BodyPose Model Card
bias, model card, BodyPose | March 14, 2025
BodyPose is developed leveraging TensorFlow's MoveNet and BlazePose models.
MoveNet
MoveNet was trained on two datasets:
COCO Keypoint Dataset Training Set 2017
- Date created: 2017
- Size: 28K images
- How the data was collected: “In-the-wild images with diverse scenes, instance sizes, and occlusions.” The original dataset of 64K images was distilled to the final 28K to only include three or less people per image.
- Bias:
- According to the public model card, the qualitative analysis shows that although the dataset has a 3:1 male to female ratio, favors young and light skinned individuals, the models is stated to perform “fairly” (< 5% performance differences between most categories).
- Categories of evaluation:
- Male / Female (gender)
- Young / Middle-age / Old (age)
- Darker / Medium/ Lighter (skin tone)
- Categories of evaluation:
- There has been a fair amount of research about the COCO Dataset. Most show that the dataset has numerous biases occurring due to underrepresentation of certain demographics.
- According to the public model card, the qualitative analysis shows that although the dataset has a 3:1 male to female ratio, favors young and light skinned individuals, the models is stated to perform “fairly” (< 5% performance differences between most categories).
Active Dataset Training Set
- Date created: 2017-2021 (assuming)
- Size: 23.5k images
- How the data was collected: “Images sampled from YouTube fitness videos which capture people exercising (e.g. HIIT, weight-lifting, etc.), stretching, or dancing. It contains diverse poses and motion with more motion blur and self-occlusions.”
- Bias:
- According to the model card, the models are stated to perform “fairly” (< 5% performance differences between all categories).
- Categories of evaluation:
- Male / Female (gender)
- Young / Middle-age / Old (age)
- Darker / Medium/ Lighter (skin tone)
- Categories of evaluation:
- The Active Single Person Image set, unlike COCO dataset, is not public, hence there is no additional research conducted to evaluate the fairness.
- According to the model card, the models are stated to perform “fairly” (< 5% performance differences between all categories).
As stated, fitness videos uploaded to YouTube were used to assemble this internal Google dataset. Only in 2024, Google has provided creators the opportunity to opt-out from Google using their videos for their AI/ML research.
BlazePose
BlazePose’s research paper and model card
- Date created: 2020-2021 (assuming)
- Size: 80K
- How the data was collected: Not stated in the original research paper. The model card asserts: “This model was trained and evaluated on images, including consented images (30K), of people using a mobile AR application captured with smartphone cameras in various “in-the-wild” conditions.

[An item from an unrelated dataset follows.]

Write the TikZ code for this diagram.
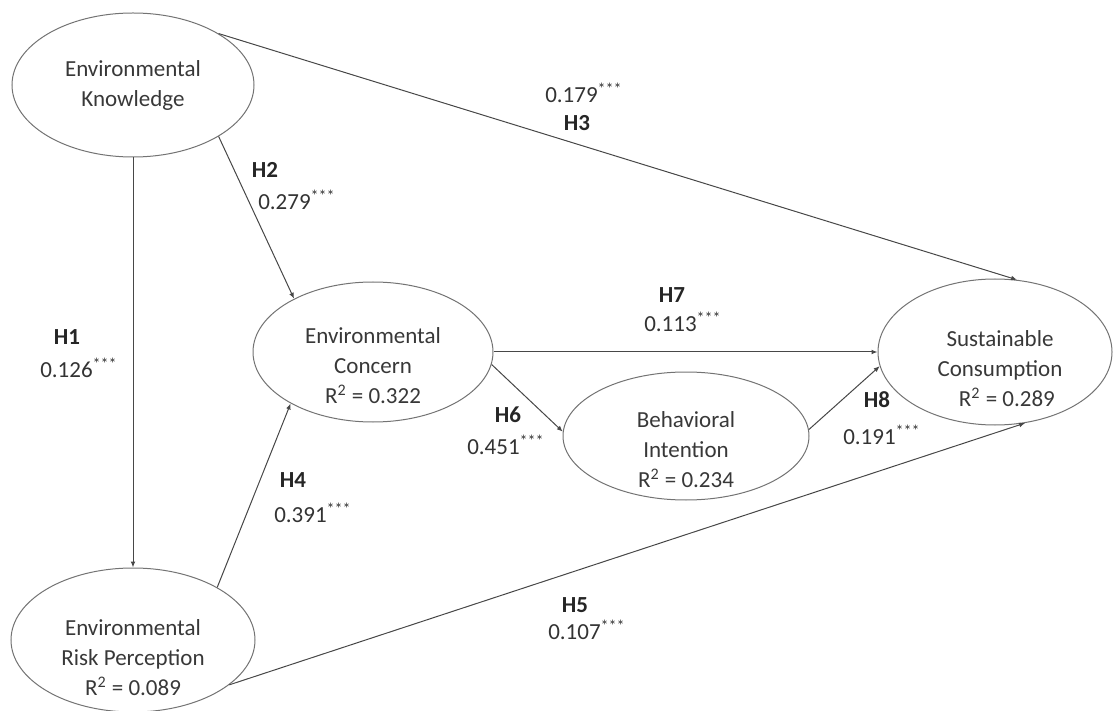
\documentclass[tikz,border=0pt]{standalone}
\usepackage{fontspec}
\setmainfont{Carlito}
\usetikzlibrary{arrows.meta,shapes.geometric}

\tikzset{
	latent/.style={draw=black!55, line width=0.5pt, ellipse, inner sep=0pt},
	link/.style={draw=black!72, line width=0.5pt, -{Latex[length=3pt,width=2.4pt]}},
	hyp/.style={font=\fontsize{11.5}{15}\selectfont\bfseries, text=black!85},
	est/.style={text=black!80}
}

\begin{document}
\begin{tikzpicture}[x=0.5pt,y=-0.5pt,font=\fontsize{11.5}{15}\selectfont,text=black!78]
			\useasboundingbox (0,0) rectangle (1114,711);
			\node[latent, minimum width=121pt, minimum height=72pt, align=center] (ek) at (133,85) {Environmental\\Knowledge};
			\node[latent, minimum width=122pt, minimum height=72pt] (erp) at (133,640) {};
			\node[latent, minimum width=120pt, minimum height=70pt] (ec) at (373,352) {};
			\node[latent, minimum width=123pt, minimum height=64pt] (bi) at (686,436) {};
			\node[latent, minimum width=117pt, minimum height=73pt] (sc) at (995,352) {};
			\node[align=center] (erp-txt) at (133,658) {Environmental\\Risk Perception\\R\textsuperscript{2} = 0.089};
			\node[align=center] (ec-txt) at (373,366) {Environmental\\Concern\\R\textsuperscript{2} = 0.322};
			\node[align=center] (bi-txt) at (686,450) {Behavioral\\Intention\\R\textsuperscript{2} = 0.234};
			\node[align=center] (sc-txt) at (1000,369) {Sustainable\\Consumption\\\hspace*{0.6em}R\textsuperscript{2} = 0.289};
			\draw[link] (ek.south) -- (erp.north);
			\draw[link] (ek.-31) -- (ec.146);
			\draw[link] (ek.31) -- (sc.73);
			\draw[link] (erp.32) -- (ec.212);
			\draw[link] (erp.-25) -- (sc.-67);
			\draw[link] (ec.-6) -- (bi.178);
			\draw[link] (ec.east) -- (sc.west);
			\draw[link] (bi.3) -- (sc.187);
			\node[hyp] (h1) at (67,337) {H1};
			\node[est] (b1) at (79,368) {0.126\textsuperscript{***}};
			\node[hyp] (h2) at (265,170) {H2};
			\node[est] (b2) at (297,200) {0.279\textsuperscript{***}};
			\node[est] (b3) at (584,93) {0.179\textsuperscript{***}};
			\node[hyp] (h3) at (577,123) {H3};
			\node[hyp] (h4) at (293,480) {H4};
			\node[est] (b4) at (313,513) {0.391\textsuperscript{***}};
			\node[hyp] (h5) at (575,605) {H5};
			\node[est] (b5) at (587,630) {0.107\textsuperscript{***}};
			\node[hyp] (h6) at (508,415) {H6};
			\node[est] (b6) at (506,445) {0.451\textsuperscript{***}};
			\node[hyp] (h7) at (672,295) {H7};
			\node[est] (b7) at (683,322) {0.113\textsuperscript{***}};
			\node[hyp] (h8) at (877,400) {H8};
			\node[est] (b8) at (882,435) {0.191\textsuperscript{***}};
		\end{tikzpicture}
\end{document}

The majority of training images (85K) capture a wide range of fitness poses.”
- Bias:
- According to the model card, the models are stated to perform “fairly”.
- Categories of evaluation:
- 14 subregions
- Male / Female (gender)
- 6 skin tones
- Evaluation results:
- Subregions (14): difference in confidence between average and worst performing regions of 4.8% for the heavy, 4.8% for the full and 6.5% for the light model.
- Gender: difference in confidence is 1.1% for the heavy model, 2.2% for the full model and 3.1% for the lite model.
- Skin tones: difference in confidence between worst and best performing categories is 5.7% for the heavy model, 7.0% for the full model and 7.3% for the lite model.
- Categories of evaluation:
- According to the model card, the models are stated to perform “fairly”.
There is no additional research conducted to evaluate the fairness. There is no specific information on how the consent was obtained to get the images.